### Collected material

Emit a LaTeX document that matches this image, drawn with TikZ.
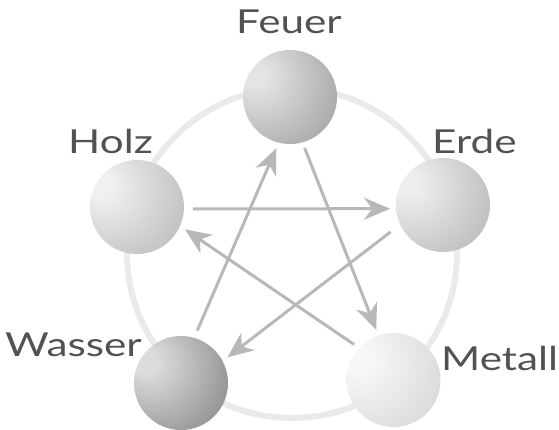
\documentclass[tikz,border=0pt]{standalone}
\usepackage{fontspec}
\newfontfamily\labelfont{Lato}[FakeStretch=1.28]
\usetikzlibrary{arrows.meta}
\definecolor{ringc}{HTML}{EAEAEA}
\definecolor{arrowc}{HTML}{B8B8B8}
\definecolor{textc}{HTML}{525252}
% sphere colours: highlight, middle, edge
\definecolor{feuerA}{HTML}{E4E4E4}\definecolor{feuerB}{HTML}{B0B0B0}\definecolor{feuerC}{HTML}{858585}
\definecolor{holzA}{HTML}{F0F0F0}\definecolor{holzB}{HTML}{C6C6C6}\definecolor{holzC}{HTML}{9C9C9C}
\definecolor{erdeA}{HTML}{EEEEEE}\definecolor{erdeB}{HTML}{C4C4C4}\definecolor{erdeC}{HTML}{A0A0A0}
\definecolor{wasserA}{HTML}{DCDCDC}\definecolor{wasserB}{HTML}{9C9C9C}\definecolor{wasserC}{HTML}{686868}
\definecolor{metallA}{HTML}{F8F8F8}\definecolor{metallB}{HTML}{DEDEDE}\definecolor{metallC}{HTML}{B6B6B6}
\newcommand\mksphereshade[4]{%
  \pgfdeclareradialshading{#1}{\pgfpoint{-20bp}{12bp}}{%
    color(0bp)=(#2); color(6bp)=(#2); color(36bp)=(#3); color(73bp)=(#4); color(100bp)=(#4)}}
\mksphereshade{shFeuer}{feuerA}{feuerB}{feuerC}
\mksphereshade{shHolz}{holzA}{holzB}{holzC}
\mksphereshade{shErde}{erdeA}{erdeB}{erdeC}
\mksphereshade{shWasser}{wasserA}{wasserB}{wasserC}
\mksphereshade{shMetall}{metallA}{metallB}{metallC}
\tikzset{
  sphere/.style={circle, minimum size=94pt, inner sep=0pt, outer sep=6pt, shading=#1},
  arr/.style={draw=arrowc, line width=3pt, -{Stealth[length=26pt,width=22pt,inset=8pt]}},
  lab/.style={text=textc, font=\labelfont\fontsize{33}{33}\selectfont, inner sep=0pt, anchor=base west},
  ring/.style={draw=ringc, line width=6pt}
}
\begin{document}
\begin{tikzpicture}[x=1pt,y=-1pt]
\path[use as bounding box] (0,0) rectangle (559,429);
\coordinate (rc) at (292,253);
\draw[ring] (rc) circle[radius=165];
\node[sphere=shFeuer] (feuer) at (290,97) {};
\node[sphere=shHolz] (holz) at (137,207) {};
\node[sphere=shErde] (erde) at (443,205) {};
\node[sphere=shWasser] (wasser) at (181,383) {};
\node[sphere=shMetall] (metall) at (393.5,380) {};
\draw[arr, shorten <=3pt] (holz.-2) -- (erde.184);
\draw[arr, shorten <=6pt] (erde.206) -- (wasser.29);
\draw[arr] (metall.138) -- (holz.-25);
\draw[arr, shorten <=2pt] (wasser.73) -- (feuer.255);
\draw[arr] (feuer.-74) -- (metall.109);
\node[lab] (lfeuer) at (236,33) {Feuer};
\node[lab] (lholz) at (68,153) {Holz};
\node[lab] (lerde) at (432,153) {Erde};
\node[lab] (lwasser) at (5,356) {Wasser};
\node[lab] (lmetall) at (441,370) {Metall};
\end{tikzpicture}
\end{document}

######

Set task: Write out the full listing verbatim, excluding its pictures.

Exercise output:
Emit a LaTeX document that matches this image, drawn with TikZ.
\documentclass[tikz,border=0pt]{standalone}
\usepackage{fontspec}
\newfontfamily\labelfont{Lato}[FakeStretch=1.28]
\usetikzlibrary{arrows.meta}
\definecolor{ringc}{HTML}{EAEAEA}
\definecolor{arrowc}{HTML}{B8B8B8}
\definecolor{textc}{HTML}{525252}
% sphere colours: highlight, middle, edge
\definecolor{feuerA}{HTML}{E4E4E4}\definecolor{feuerB}{HTML}{B0B0B0}\definecolor{feuerC}{HTML}{858585}
\definecolor{holzA}{HTML}{F0F0F0}\definecolor{holzB}{HTML}{C6C6C6}\definecolor{holzC}{HTML}{9C9C9C}
\definecolor{erdeA}{HTML}{EEEEEE}\definecolor{erdeB}{HTML}{C4C4C4}\definecolor{erdeC}{HTML}{A0A0A0}
\definecolor{wasserA}{HTML}{DCDCDC}\definecolor{wasserB}{HTML}{9C9C9C}\definecolor{wasserC}{HTML}{686868}
\definecolor{metallA}{HTML}{F8F8F8}\definecolor{metallB}{HTML}{DEDEDE}\definecolor{metallC}{HTML}{B6B6B6}
\newcommand\mksphereshade[4]{%
  \pgfdeclareradialshading{#1}{\pgfpoint{-20bp}{12bp}}{%
    color(0bp)=(#2); color(6bp)=(#2); color(36bp)=(#3); color(73bp)=(#4); color(100bp)=(#4)}}
\mksphereshade{shFeuer}{feuerA}{feuerB}{feuerC}
\mksphereshade{shHolz}{holzA}{holzB}{holzC}
\mksphereshade{shErde}{erdeA}{erdeB}{erdeC}
\mksphereshade{shWasser}{wasserA}{wasserB}{wasserC}
\mksphereshade{shMetall}{metallA}{metallB}{metallC}
\tikzset{
  sphere/.style={circle, minimum size=94pt, inner sep=0pt, outer sep=6pt, shading=#1},
  arr/.style={draw=arrowc, line width=3pt, -{Stealth[length=26pt,width=22pt,inset=8pt]}},
  lab/.style={text=textc, font=\labelfont\fontsize{33}{33}\selectfont, inner sep=0pt, anchor=base west},
  ring/.style={draw=ringc, line width=6pt}
}
\begin{document}
\begin{tikzpicture}[x=1pt,y=-1pt]
\path[use as bounding box] (0,0) rectangle (559,429);
\coordinate (rc) at (292,253);
\draw[ring] (rc) circle[radius=165];
\node[sphere=shFeuer] (feuer) at (290,97) {};
\node[sphere=shHolz] (holz) at (137,207) {};
\node[sphere=shErde] (erde) at (443,205) {};
\node[sphere=shWasser] (wasser) at (181,383) {};
\node[sphere=shMetall] (metall) at (393.5,380) {};
\draw[arr, shorten <=3pt] (holz.-2) -- (erde.184);
\draw[arr, shorten <=6pt] (erde.206) -- (wasser.29);
\draw[arr] (metall.138) -- (holz.-25);
\draw[arr, shorten <=2pt] (wasser.73) -- (feuer.255);
\draw[arr] (feuer.-74) -- (metall.109);
\node[lab] (lfeuer) at (236,33) {Feuer};
\node[lab] (lholz) at (68,153) {Holz};
\node[lab] (lerde) at (432,153) {Erde};
\node[lab] (lwasser) at (5,356) {Wasser};
\node[lab] (lmetall) at (441,370) {Metall};
\end{tikzpicture}
\end{document}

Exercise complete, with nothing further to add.